Set all the material down again unchanged, without the pictures.

(begin)

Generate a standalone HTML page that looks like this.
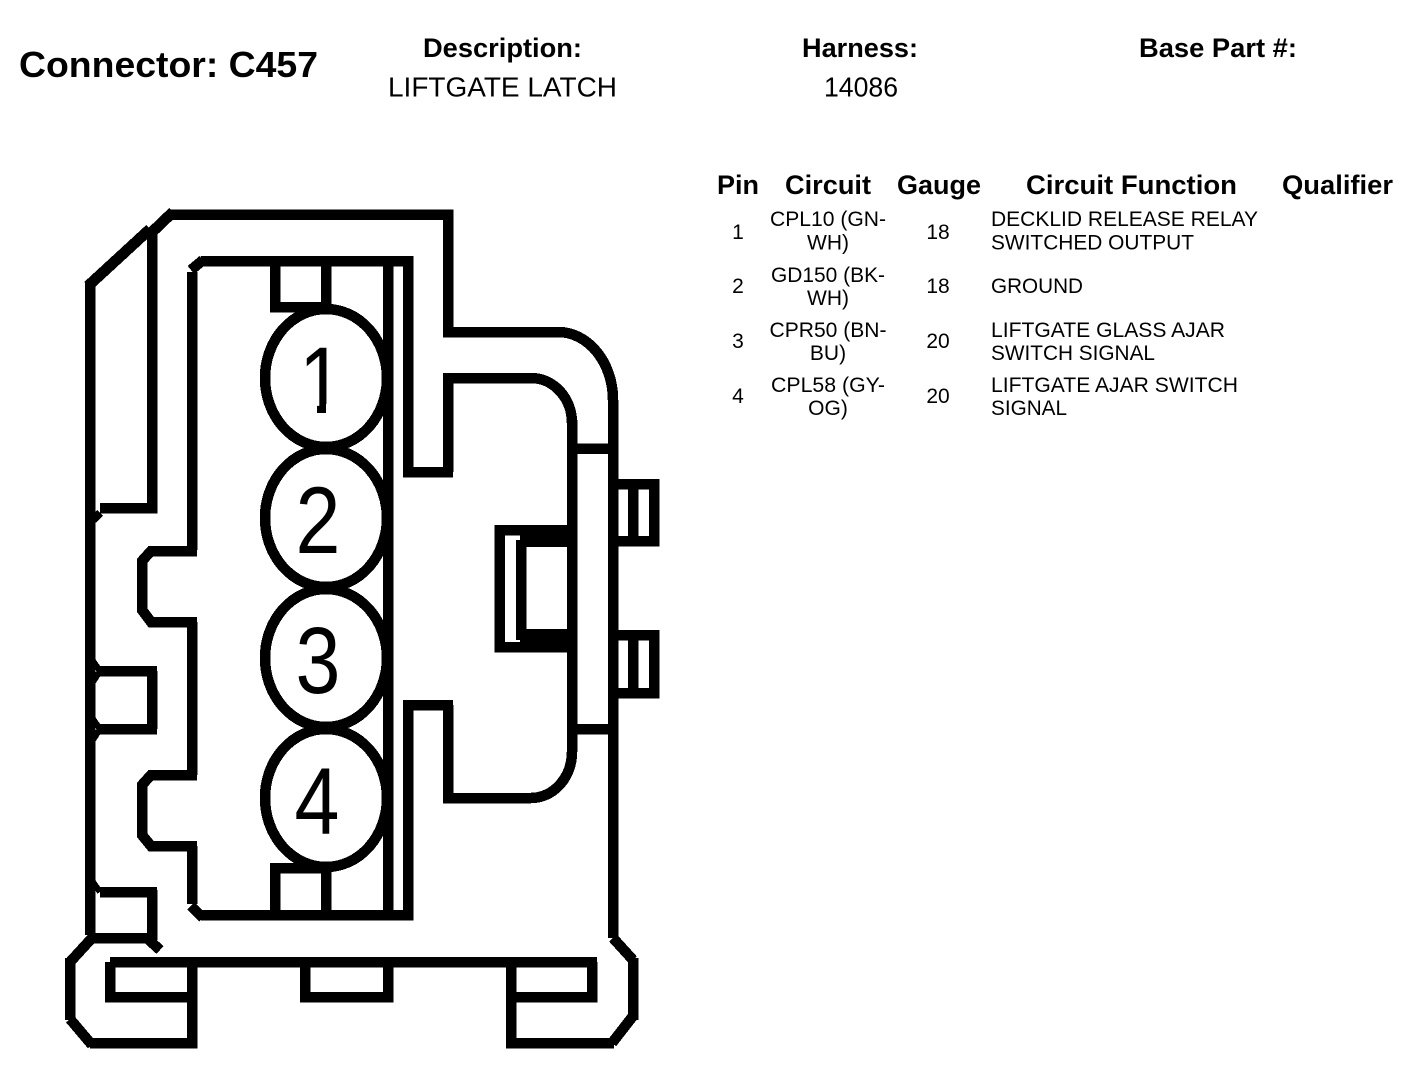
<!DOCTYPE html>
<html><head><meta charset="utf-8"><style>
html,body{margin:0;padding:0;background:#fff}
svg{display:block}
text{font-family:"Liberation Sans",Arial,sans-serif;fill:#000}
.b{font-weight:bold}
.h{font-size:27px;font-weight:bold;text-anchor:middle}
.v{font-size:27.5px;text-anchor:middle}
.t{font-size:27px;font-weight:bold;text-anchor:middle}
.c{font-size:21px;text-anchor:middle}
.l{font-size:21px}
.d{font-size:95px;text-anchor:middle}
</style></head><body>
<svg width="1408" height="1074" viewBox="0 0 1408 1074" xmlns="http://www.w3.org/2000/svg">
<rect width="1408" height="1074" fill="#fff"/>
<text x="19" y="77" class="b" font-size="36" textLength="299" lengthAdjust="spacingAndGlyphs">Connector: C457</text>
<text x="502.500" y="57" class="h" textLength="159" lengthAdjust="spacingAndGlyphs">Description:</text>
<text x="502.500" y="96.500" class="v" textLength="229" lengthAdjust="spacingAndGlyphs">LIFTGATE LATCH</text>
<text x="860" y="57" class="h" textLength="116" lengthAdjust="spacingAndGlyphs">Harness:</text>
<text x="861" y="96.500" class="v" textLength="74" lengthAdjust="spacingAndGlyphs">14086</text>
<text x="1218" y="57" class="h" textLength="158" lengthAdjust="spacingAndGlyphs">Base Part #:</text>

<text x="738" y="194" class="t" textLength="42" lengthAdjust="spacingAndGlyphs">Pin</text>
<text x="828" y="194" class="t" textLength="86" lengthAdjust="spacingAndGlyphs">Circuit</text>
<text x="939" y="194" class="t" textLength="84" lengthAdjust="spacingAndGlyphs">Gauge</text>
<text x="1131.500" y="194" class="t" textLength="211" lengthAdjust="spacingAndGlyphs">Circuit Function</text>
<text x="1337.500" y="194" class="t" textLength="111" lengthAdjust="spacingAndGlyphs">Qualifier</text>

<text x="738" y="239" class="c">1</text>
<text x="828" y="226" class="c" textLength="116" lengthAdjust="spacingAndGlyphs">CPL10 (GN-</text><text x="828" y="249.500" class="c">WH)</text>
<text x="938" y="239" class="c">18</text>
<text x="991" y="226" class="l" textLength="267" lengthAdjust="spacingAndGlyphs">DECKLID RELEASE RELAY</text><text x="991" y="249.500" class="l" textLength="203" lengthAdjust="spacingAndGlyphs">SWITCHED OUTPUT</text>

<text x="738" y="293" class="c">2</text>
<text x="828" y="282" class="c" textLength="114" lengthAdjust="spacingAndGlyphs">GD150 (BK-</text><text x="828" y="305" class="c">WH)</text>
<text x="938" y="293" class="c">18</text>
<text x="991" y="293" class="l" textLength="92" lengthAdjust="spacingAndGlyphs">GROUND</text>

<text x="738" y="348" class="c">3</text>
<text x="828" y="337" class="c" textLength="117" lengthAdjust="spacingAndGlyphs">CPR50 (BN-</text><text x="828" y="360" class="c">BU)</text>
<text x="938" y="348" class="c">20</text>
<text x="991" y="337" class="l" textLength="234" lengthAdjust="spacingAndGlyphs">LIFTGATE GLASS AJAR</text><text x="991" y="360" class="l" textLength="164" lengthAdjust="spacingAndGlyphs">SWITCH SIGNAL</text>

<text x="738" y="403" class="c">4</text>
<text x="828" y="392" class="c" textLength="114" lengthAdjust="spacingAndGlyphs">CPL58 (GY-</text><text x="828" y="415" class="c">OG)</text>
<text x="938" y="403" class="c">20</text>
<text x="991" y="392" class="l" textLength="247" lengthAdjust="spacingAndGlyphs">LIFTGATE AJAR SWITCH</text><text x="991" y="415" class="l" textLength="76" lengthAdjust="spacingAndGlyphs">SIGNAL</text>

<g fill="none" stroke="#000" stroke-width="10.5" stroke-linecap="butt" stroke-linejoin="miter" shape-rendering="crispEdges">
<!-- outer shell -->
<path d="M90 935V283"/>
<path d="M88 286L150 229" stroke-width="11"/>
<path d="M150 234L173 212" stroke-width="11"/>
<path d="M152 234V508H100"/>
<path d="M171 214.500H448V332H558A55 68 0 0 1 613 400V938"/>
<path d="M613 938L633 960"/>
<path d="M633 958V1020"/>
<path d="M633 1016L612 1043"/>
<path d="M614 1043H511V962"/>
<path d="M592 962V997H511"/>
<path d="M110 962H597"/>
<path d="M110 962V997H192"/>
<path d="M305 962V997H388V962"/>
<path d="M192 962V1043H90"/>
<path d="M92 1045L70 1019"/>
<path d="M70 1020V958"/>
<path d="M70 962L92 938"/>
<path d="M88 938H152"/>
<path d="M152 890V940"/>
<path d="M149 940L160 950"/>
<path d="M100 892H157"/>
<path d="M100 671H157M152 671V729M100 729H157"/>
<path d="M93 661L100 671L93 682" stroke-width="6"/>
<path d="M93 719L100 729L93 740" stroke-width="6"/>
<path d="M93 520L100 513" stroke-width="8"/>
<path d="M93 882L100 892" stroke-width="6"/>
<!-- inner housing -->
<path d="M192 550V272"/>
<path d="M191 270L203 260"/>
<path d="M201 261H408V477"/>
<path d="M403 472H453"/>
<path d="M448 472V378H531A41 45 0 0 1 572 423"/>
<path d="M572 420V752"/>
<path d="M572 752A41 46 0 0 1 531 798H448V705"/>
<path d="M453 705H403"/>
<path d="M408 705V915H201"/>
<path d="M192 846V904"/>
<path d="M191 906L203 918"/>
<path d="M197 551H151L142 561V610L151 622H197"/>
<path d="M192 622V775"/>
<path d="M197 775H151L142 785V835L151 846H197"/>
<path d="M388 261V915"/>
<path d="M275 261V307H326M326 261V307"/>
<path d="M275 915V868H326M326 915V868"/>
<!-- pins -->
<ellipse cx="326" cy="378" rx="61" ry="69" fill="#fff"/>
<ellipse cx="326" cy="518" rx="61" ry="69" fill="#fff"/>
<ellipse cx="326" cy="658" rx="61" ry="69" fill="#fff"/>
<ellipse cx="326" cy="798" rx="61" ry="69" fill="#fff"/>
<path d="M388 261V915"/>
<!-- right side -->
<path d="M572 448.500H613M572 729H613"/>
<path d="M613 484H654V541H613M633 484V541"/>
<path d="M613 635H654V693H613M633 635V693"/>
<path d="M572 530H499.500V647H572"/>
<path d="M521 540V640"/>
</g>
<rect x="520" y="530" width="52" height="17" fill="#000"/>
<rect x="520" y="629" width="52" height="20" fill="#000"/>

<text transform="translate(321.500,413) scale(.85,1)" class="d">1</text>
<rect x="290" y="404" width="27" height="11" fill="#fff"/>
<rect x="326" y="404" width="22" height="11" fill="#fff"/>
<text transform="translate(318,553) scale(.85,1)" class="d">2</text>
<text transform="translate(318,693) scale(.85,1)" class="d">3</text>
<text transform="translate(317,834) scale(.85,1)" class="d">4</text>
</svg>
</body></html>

(end)

> **Exercise result**
Generate a standalone HTML page that looks like this.
<!DOCTYPE html>
<html><head><meta charset="utf-8"><style>
html,body{margin:0;padding:0;background:#fff}
svg{display:block}
text{font-family:"Liberation Sans",Arial,sans-serif;fill:#000}
.b{font-weight:bold}
.h{font-size:27px;font-weight:bold;text-anchor:middle}
.v{font-size:27.5px;text-anchor:middle}
.t{font-size:27px;font-weight:bold;text-anchor:middle}
.c{font-size:21px;text-anchor:middle}
.l{font-size:21px}
.d{font-size:95px;text-anchor:middle}
</style></head><body>
<svg width="1408" height="1074" viewBox="0 0 1408 1074" xmlns="http://www.w3.org/2000/svg">
<rect width="1408" height="1074" fill="#fff"/>
<text x="19" y="77" class="b" font-size="36" textLength="299" lengthAdjust="spacingAndGlyphs">Connector: C457</text>
<text x="502.500" y="57" class="h" textLength="159" lengthAdjust="spacingAndGlyphs">Description:</text>
<text x="502.500" y="96.500" class="v" textLength="229" lengthAdjust="spacingAndGlyphs">LIFTGATE LATCH</text>
<text x="860" y="57" class="h" textLength="116" lengthAdjust="spacingAndGlyphs">Harness:</text>
<text x="861" y="96.500" class="v" textLength="74" lengthAdjust="spacingAndGlyphs">14086</text>
<text x="1218" y="57" class="h" textLength="158" lengthAdjust="spacingAndGlyphs">Base Part #:</text>

<text x="738" y="194" class="t" textLength="42" lengthAdjust="spacingAndGlyphs">Pin</text>
<text x="828" y="194" class="t" textLength="86" lengthAdjust="spacingAndGlyphs">Circuit</text>
<text x="939" y="194" class="t" textLength="84" lengthAdjust="spacingAndGlyphs">Gauge</text>
<text x="1131.500" y="194" class="t" textLength="211" lengthAdjust="spacingAndGlyphs">Circuit Function</text>
<text x="1337.500" y="194" class="t" textLength="111" lengthAdjust="spacingAndGlyphs">Qualifier</text>

<text x="738" y="239" class="c">1</text>
<text x="828" y="226" class="c" textLength="116" lengthAdjust="spacingAndGlyphs">CPL10 (GN-</text><text x="828" y="249.500" class="c">WH)</text>
<text x="938" y="239" class="c">18</text>
<text x="991" y="226" class="l" textLength="267" lengthAdjust="spacingAndGlyphs">DECKLID RELEASE RELAY</text><text x="991" y="249.500" class="l" textLength="203" lengthAdjust="spacingAndGlyphs">SWITCHED OUTPUT</text>

<text x="738" y="293" class="c">2</text>
<text x="828" y="282" class="c" textLength="114" lengthAdjust="spacingAndGlyphs">GD150 (BK-</text><text x="828" y="305" class="c">WH)</text>
<text x="938" y="293" class="c">18</text>
<text x="991" y="293" class="l" textLength="92" lengthAdjust="spacingAndGlyphs">GROUND</text>

<text x="738" y="348" class="c">3</text>
<text x="828" y="337" class="c" textLength="117" lengthAdjust="spacingAndGlyphs">CPR50 (BN-</text><text x="828" y="360" class="c">BU)</text>
<text x="938" y="348" class="c">20</text>
<text x="991" y="337" class="l" textLength="234" lengthAdjust="spacingAndGlyphs">LIFTGATE GLASS AJAR</text><text x="991" y="360" class="l" textLength="164" lengthAdjust="spacingAndGlyphs">SWITCH SIGNAL</text>

<text x="738" y="403" class="c">4</text>
<text x="828" y="392" class="c" textLength="114" lengthAdjust="spacingAndGlyphs">CPL58 (GY-</text><text x="828" y="415" class="c">OG)</text>
<text x="938" y="403" class="c">20</text>
<text x="991" y="392" class="l" textLength="247" lengthAdjust="spacingAndGlyphs">LIFTGATE AJAR SWITCH</text><text x="991" y="415" class="l" textLength="76" lengthAdjust="spacingAndGlyphs">SIGNAL</text>

<g fill="none" stroke="#000" stroke-width="10.5" stroke-linecap="butt" stroke-linejoin="miter" shape-rendering="crispEdges">
<!-- outer shell -->
<path d="M90 935V283"/>
<path d="M88 286L150 229" stroke-width="11"/>
<path d="M150 234L173 212" stroke-width="11"/>
<path d="M152 234V508H100"/>
<path d="M171 214.500H448V332H558A55 68 0 0 1 613 400V938"/>
<path d="M613 938L633 960"/>
<path d="M633 958V1020"/>
<path d="M633 1016L612 1043"/>
<path d="M614 1043H511V962"/>
<path d="M592 962V997H511"/>
<path d="M110 962H597"/>
<path d="M110 962V997H192"/>
<path d="M305 962V997H388V962"/>
<path d="M192 962V1043H90"/>
<path d="M92 1045L70 1019"/>
<path d="M70 1020V958"/>
<path d="M70 962L92 938"/>
<path d="M88 938H152"/>
<path d="M152 890V940"/>
<path d="M149 940L160 950"/>
<path d="M100 892H157"/>
<path d="M100 671H157M152 671V729M100 729H157"/>
<path d="M93 661L100 671L93 682" stroke-width="6"/>
<path d="M93 719L100 729L93 740" stroke-width="6"/>
<path d="M93 520L100 513" stroke-width="8"/>
<path d="M93 882L100 892" stroke-width="6"/>
<!-- inner housing -->
<path d="M192 550V272"/>
<path d="M191 270L203 260"/>
<path d="M201 261H408V477"/>
<path d="M403 472H453"/>
<path d="M448 472V378H531A41 45 0 0 1 572 423"/>
<path d="M572 420V752"/>
<path d="M572 752A41 46 0 0 1 531 798H448V705"/>
<path d="M453 705H403"/>
<path d="M408 705V915H201"/>
<path d="M192 846V904"/>
<path d="M191 906L203 918"/>
<path d="M197 551H151L142 561V610L151 622H197"/>
<path d="M192 622V775"/>
<path d="M197 775H151L142 785V835L151 846H197"/>
<path d="M388 261V915"/>
<path d="M275 261V307H326M326 261V307"/>
<path d="M275 915V868H326M326 915V868"/>
<!-- pins -->
<ellipse cx="326" cy="378" rx="61" ry="69" fill="#fff"/>
<ellipse cx="326" cy="518" rx="61" ry="69" fill="#fff"/>
<ellipse cx="326" cy="658" rx="61" ry="69" fill="#fff"/>
<ellipse cx="326" cy="798" rx="61" ry="69" fill="#fff"/>
<path d="M388 261V915"/>
<!-- right side -->
<path d="M572 448.500H613M572 729H613"/>
<path d="M613 484H654V541H613M633 484V541"/>
<path d="M613 635H654V693H613M633 635V693"/>
<path d="M572 530H499.500V647H572"/>
<path d="M521 540V640"/>
</g>
<rect x="520" y="530" width="52" height="17" fill="#000"/>
<rect x="520" y="629" width="52" height="20" fill="#000"/>

<text transform="translate(321.500,413) scale(.85,1)" class="d">1</text>
<rect x="290" y="404" width="27" height="11" fill="#fff"/>
<rect x="326" y="404" width="22" height="11" fill="#fff"/>
<text transform="translate(318,553) scale(.85,1)" class="d">2</text>
<text transform="translate(318,693) scale(.85,1)" class="d">3</text>
<text transform="translate(317,834) scale(.85,1)" class="d">4</text>
</svg>
</body></html>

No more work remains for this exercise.